* start DATA LINES *

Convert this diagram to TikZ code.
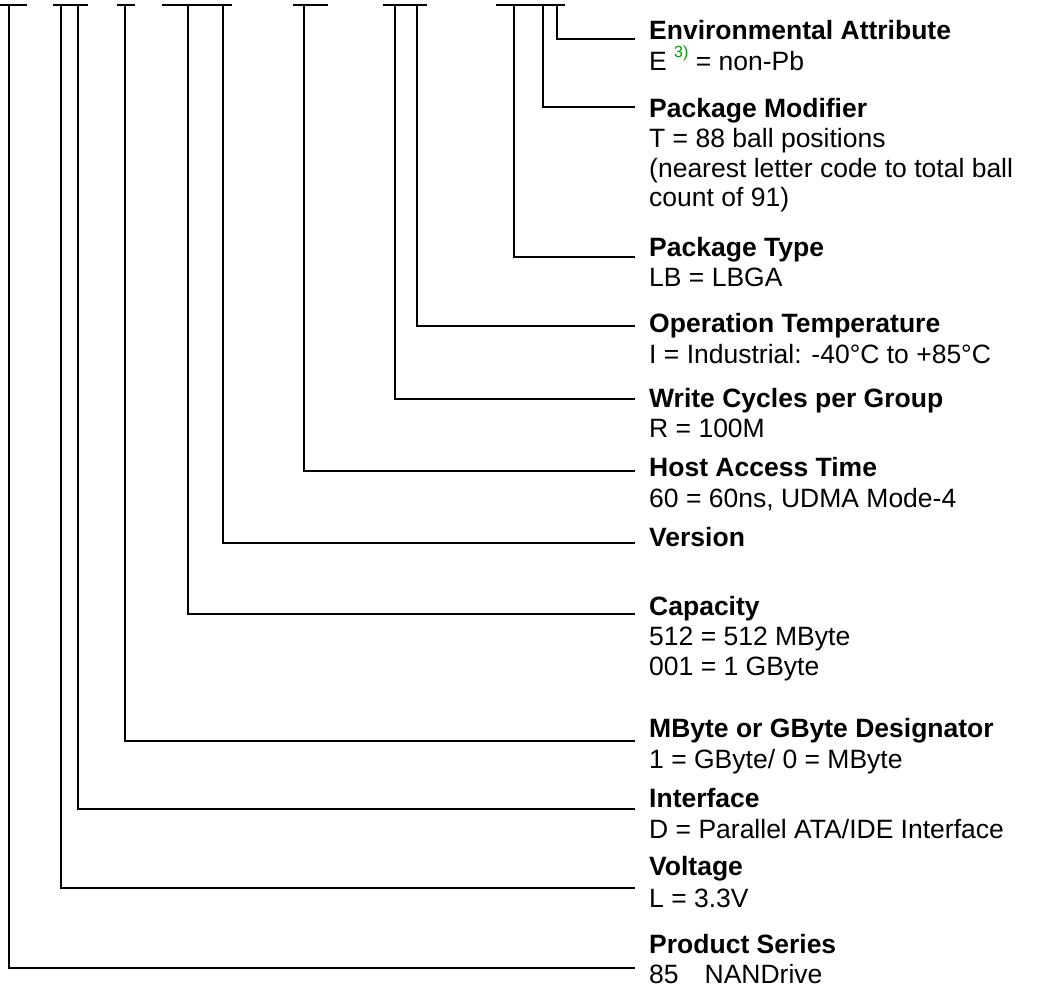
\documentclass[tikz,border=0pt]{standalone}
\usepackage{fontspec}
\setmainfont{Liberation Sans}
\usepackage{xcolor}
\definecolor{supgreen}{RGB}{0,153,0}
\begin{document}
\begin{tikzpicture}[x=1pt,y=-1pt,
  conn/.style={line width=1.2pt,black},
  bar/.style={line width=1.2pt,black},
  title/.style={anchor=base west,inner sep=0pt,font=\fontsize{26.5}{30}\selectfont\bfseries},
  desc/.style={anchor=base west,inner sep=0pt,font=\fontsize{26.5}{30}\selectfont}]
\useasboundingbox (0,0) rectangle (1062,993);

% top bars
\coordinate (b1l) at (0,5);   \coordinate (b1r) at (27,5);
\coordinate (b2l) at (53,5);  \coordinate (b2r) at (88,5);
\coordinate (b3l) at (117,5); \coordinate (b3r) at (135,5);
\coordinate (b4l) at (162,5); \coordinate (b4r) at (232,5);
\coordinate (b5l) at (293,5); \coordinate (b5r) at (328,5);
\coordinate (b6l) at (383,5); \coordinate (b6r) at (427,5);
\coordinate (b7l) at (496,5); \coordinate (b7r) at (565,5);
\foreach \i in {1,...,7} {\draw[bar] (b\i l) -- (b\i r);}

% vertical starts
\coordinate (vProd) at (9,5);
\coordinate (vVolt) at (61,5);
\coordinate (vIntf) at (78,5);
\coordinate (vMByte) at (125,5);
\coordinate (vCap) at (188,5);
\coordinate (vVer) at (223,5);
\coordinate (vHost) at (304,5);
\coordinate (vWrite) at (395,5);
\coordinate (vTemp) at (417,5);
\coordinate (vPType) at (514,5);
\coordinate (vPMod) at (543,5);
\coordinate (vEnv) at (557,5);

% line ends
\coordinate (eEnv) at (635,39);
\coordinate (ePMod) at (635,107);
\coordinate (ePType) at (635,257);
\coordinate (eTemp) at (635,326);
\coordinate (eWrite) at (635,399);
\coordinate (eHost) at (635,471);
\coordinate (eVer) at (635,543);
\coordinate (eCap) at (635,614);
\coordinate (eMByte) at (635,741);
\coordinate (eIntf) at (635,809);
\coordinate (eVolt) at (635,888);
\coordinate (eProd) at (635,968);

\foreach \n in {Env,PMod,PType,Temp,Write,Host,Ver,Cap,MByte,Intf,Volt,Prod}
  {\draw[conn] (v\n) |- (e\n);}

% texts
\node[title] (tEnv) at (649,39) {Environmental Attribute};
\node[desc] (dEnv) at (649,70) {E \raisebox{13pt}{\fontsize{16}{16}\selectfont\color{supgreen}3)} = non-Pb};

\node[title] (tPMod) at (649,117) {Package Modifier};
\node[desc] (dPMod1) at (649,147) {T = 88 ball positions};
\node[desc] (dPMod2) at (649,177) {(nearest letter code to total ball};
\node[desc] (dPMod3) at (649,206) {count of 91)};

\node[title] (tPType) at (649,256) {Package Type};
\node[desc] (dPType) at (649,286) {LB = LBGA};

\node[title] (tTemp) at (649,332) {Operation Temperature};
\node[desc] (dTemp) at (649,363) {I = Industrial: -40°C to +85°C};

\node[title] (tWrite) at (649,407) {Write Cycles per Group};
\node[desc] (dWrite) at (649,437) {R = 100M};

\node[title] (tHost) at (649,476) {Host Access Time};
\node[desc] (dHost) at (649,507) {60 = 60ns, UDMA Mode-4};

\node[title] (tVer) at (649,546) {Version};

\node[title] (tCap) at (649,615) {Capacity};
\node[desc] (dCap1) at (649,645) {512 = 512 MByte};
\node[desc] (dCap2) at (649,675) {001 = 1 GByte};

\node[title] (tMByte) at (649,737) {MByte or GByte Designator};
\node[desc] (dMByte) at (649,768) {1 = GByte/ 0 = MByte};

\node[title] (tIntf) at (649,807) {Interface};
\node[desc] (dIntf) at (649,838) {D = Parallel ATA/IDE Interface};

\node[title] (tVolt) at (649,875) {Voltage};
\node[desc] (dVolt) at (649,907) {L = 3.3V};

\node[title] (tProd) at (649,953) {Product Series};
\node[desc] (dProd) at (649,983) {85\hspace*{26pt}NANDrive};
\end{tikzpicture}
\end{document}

* end DATA LINES *

#### [YOUR GOAL]
Report every line containing the word "code" from the listing above.

#### [EXERCISE RESULT]
Convert this diagram to TikZ code.
\node[desc] (dPMod2) at (649,177) {(nearest letter code to total ball};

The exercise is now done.